[Frans Koppius]
KOPPIUS (Frans), oudste zoon van Wibrandus Joannes Koppius (zie vor. art.), werd geboren te Klein Midlum (O.-Friesl.) den 30en Mei 1809. Ingeschreven als student in de Theologie te Groningen den 6en Jan. 1826, nam hij in 1830 dienst in de Groninger-Franeker-flankeurscompagnie en maakte hij den Tiendaagschen Veldtocht mee. Hij keerde niet met de anderen terug, maar lag langen tijd ziek in een hospitaal aan de Belgische grens. In Febr. 1831 werd hem een accessit verleend voor zijn antwoord op een prijsvraag in verband met de Oostersche Letterkunde, uitgeschreven door de Faculteit der Letteren te Leiden. Na met lof het doctoraal en den 1en Mei 1833 bij het Prov. Kerkbestuur van Groningen het proponentsexamen te hebben afgelegd, werd hij den 22en Sept. d.a.v. te Ham en Fransum (bij Aduard) bevestigd door zijn vader (m. 1 Tim. I:5; intr. m. 1 Joh. IV:7). Slechts gedurende twee jaren was hij daar volkomen gezond. Hij overleed er ongehuwd den 4en Dec. 1851.
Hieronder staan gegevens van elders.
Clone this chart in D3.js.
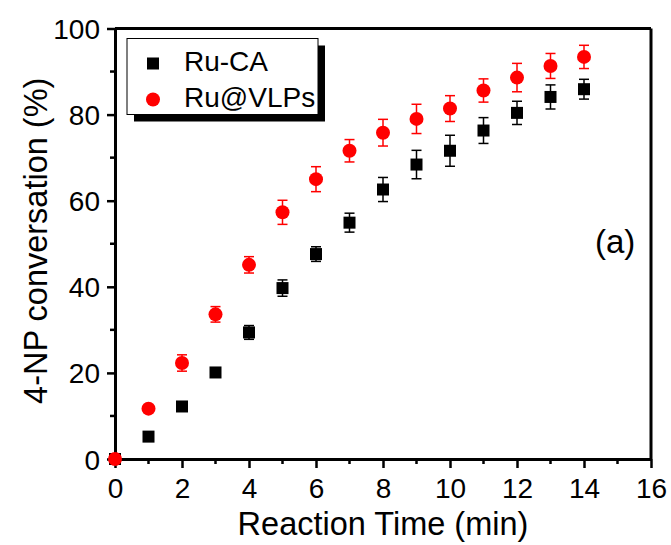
<!DOCTYPE html>
<html>
<head>
<meta charset="utf-8">
<script src="https://cdn.jsdelivr.net/npm/d3@7"></script>
<style>
  body { margin: 0; background: #fff; }
  text { font-family: "Liberation Sans", Arial, sans-serif; }
</style>
</head>
<body>
<svg id="chart" width="671" height="545"></svg>
<script>
// data
var times = [0, 1, 2, 3, 4, 5, 6, 7, 8, 9, 10, 11, 12, 13, 14];
var ruCA = [0, 5.2, 12.2, 20.1, 29.4, 39.7, 47.6, 54.9, 62.6, 68.4, 71.6, 76.3, 80.4, 84.1, 85.9];
var ruCAErr = [0, 0, 0.5, 1.0, 1.6, 1.9, 1.7, 2.2, 2.8, 3.3, 3.6, 3.0, 2.7, 2.8, 2.3];
var ruVLP = [0, 11.7, 22.3, 33.6, 45.1, 57.3, 65.0, 71.6, 75.8, 79.0, 81.4, 85.6, 88.6, 91.3, 93.4];
var ruVLPErr = [0, 0.5, 1.9, 1.8, 1.9, 2.8, 2.9, 2.6, 3.1, 3.4, 3.0, 2.7, 3.3, 2.9, 2.7];
var xTicks = [0, 2, 4, 6, 8, 10, 12, 14, 16];
var yTicks = [0, 20, 40, 60, 80, 100];

var margin = {top: 28.5, right: 20, bottom: 86, left: 115};
var width = 671 - margin.left - margin.right;
var height = 545 - margin.top - margin.bottom;

var svg = d3.select('#chart');
var g = svg.append('g').attr('transform', `translate(${margin.left},${margin.top})`);

var x = d3.scaleLinear().domain([0, 16]).range([0, width]);
var y = d3.scaleLinear().domain([0, 100]).range([height, 0]);

// frame (top and right)
g.append('line').attr('x1', 0).attr('x2', width).attr('y1', 0).attr('y2', 0)
    .attr('stroke', '#000').attr('stroke-width', 3);
g.append('line').attr('x1', width).attr('x2', width).attr('y1', 0).attr('y2', height)
    .attr('stroke', '#000').attr('stroke-width', 3);

// minor ticks
var xMinor = d3.range(1, 16, 2);
var yMinor = d3.range(10, 100, 20);
g.selectAll('.xminor').data(xMinor).enter().append('line')
    .attr('x1', d => x(d)).attr('x2', d => x(d))
    .attr('y1', height).attr('y2', height + 5)
    .attr('stroke', '#000').attr('stroke-width', 2.5);
g.selectAll('.yminor').data(yMinor).enter().append('line')
    .attr('x1', -5).attr('x2', 0)
    .attr('y1', d => y(d)).attr('y2', d => y(d))
    .attr('stroke', '#000').attr('stroke-width', 2.5);

// axes
var xAxis = g.append('g').attr('transform', `translate(0,${height})`)
    .call(d3.axisBottom(x).tickValues(xTicks).tickSize(9).tickPadding(10).tickSizeOuter(0));
var yAxis = g.append('g')
    .call(d3.axisLeft(y).tickValues(yTicks).tickSize(8).tickPadding(7).tickSizeOuter(0));

[xAxis, yAxis].forEach(function(a) {
    a.select('.domain').attr('stroke-width', 3);
    a.selectAll('.tick line').attr('stroke-width', 2.5);
    a.selectAll('text').attr('font-size', '28px').attr('fill', '#000')
        .style('font-family', '"Liberation Sans", Arial, sans-serif');
});
yAxis.selectAll('text').attr('dy', '0.36em');

// axis titles
g.append('text')
    .attr('x', width / 2).attr('y', height + 76)
    .attr('text-anchor', 'middle').attr('font-size', '32.5px')
    .text('Reaction Time (min)');
g.append('text')
    .attr('transform', 'rotate(-90)')
    .attr('x', -height / 2 + 3).attr('y', -68)
    .attr('text-anchor', 'middle').attr('font-size', '32.5px')
    .text('4-NP conversation (%)');

// series
function drawErrors(vals, errs, color) {
    var grp = g.append('g').attr('stroke', color).attr('stroke-width', 1.5);
    times.forEach(function(t, i) {
        if (!errs[i]) return;
        var cx = x(t), y1 = y(vals[i] + errs[i]), y2 = y(vals[i] - errs[i]);
        grp.append('line').attr('x1', cx).attr('x2', cx).attr('y1', y1).attr('y2', y2);
        grp.append('line').attr('x1', cx - 5).attr('x2', cx + 5).attr('y1', y1).attr('y2', y1);
        grp.append('line').attr('x1', cx - 5).attr('x2', cx + 5).attr('y1', y2).attr('y2', y2);
    });
}

drawErrors(ruCA, ruCAErr, '#000');
g.selectAll('.sq').data(times).enter().append('rect')
    .attr('x', (d) => x(d) - 6).attr('y', (d, i) => y(ruCA[i]) - 6)
    .attr('width', 12).attr('height', 12).attr('fill', '#000');

drawErrors(ruVLP, ruVLPErr, '#ff0000');
g.selectAll('.ci').data(times).enter().append('circle')
    .attr('cx', (d) => x(d)).attr('cy', (d, i) => y(ruVLP[i]))
    .attr('r', 7).attr('fill', '#ff0000');

// legend
var lg = svg.append('g').attr('transform', 'translate(127,38.5)');
lg.append('rect').attr('x', 7).attr('y', 7).attr('width', 191).attr('height', 76).attr('fill', '#000');
lg.append('rect').attr('x', 0).attr('y', 0).attr('width', 191).attr('height', 76)
    .attr('fill', '#fff').attr('stroke', '#000').attr('stroke-width', 1);
lg.append('rect').attr('x', 20).attr('y', 19).attr('width', 12).attr('height', 12).attr('fill', '#000');
lg.append('circle').attr('cx', 26).attr('cy', 61).attr('r', 7).attr('fill', '#ff0000');
lg.append('text').attr('x', 57).attr('y', 32).attr('font-size', '28px').text('Ru-CA');
lg.append('text').attr('x', 57).attr('y', 68).attr('font-size', '28px').text('Ru@VLPs');

// panel label
g.append('text').attr('x', 480).attr('y', 224.5).attr('font-size', '33px').text('(a)');
</script>
</body>
</html>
Evenmin als zijn hierna vermelde broeder was hij, zooals zijn vader, in de eerste plaats pastor en prediker. Maar de studiezin, die zijn vader eigen was, bezielde ook hem. Inzonderheid boezemde de Oude Geschiedenis en daarbij de Kerkgeschiedenis van Nederland hem belang in. Hiervan getuigt zijn in druk verschenen leerrede met aanteekeningen betreffende de duizendjarige vestiging van het Christendom in zijn landstreek. Maar vooral voelde hij zich aangetrokken door letterkundige studie. Den 27en Sept. van zijn voorlaatste levensjaar promoveerde hij te Groningen tot Doctor in de Letteren na verdediging van een dissertatie over de geschiedenis der Cistersienser Abdij van Aduard. De kroniek dier Abdij had hij gekregen uit handen van de bewoners der havezathe, de familie Clant Bindervoet te Zuidhorn. De ingebruikneming van het nieuwe academiegebouw te Groningen, bij welke gelegenheid hij zich voorgesteld had te promoveeren, deed hem haast maken met de uitgave van den tekst, die door verzamelde aanteekeningen zou gevolgd worden. Een zware ziekte echter, die hem overviel en aan de gevolgen waarvan hij in 1851 overleed, was oorzaak dat de aangevangen druk van die aanteekeningen afgebroken en de voortzetting of ook gedeeltelijke uitgave werd verijdeld. Zijn dissertatie bevatte dan ook uitsluitend Praemonenda van zijn hand en voorts de bekende, ook in van Heussen's Historia Episcopatuum uitgegeven Levens der Abten van de beroemde Adewerder Abdij, uit eenige Groninger handschriften hier en daar verbeterd en ook uit een Brusselschen codex, met een bericht over den monnik Richard vermeerderd.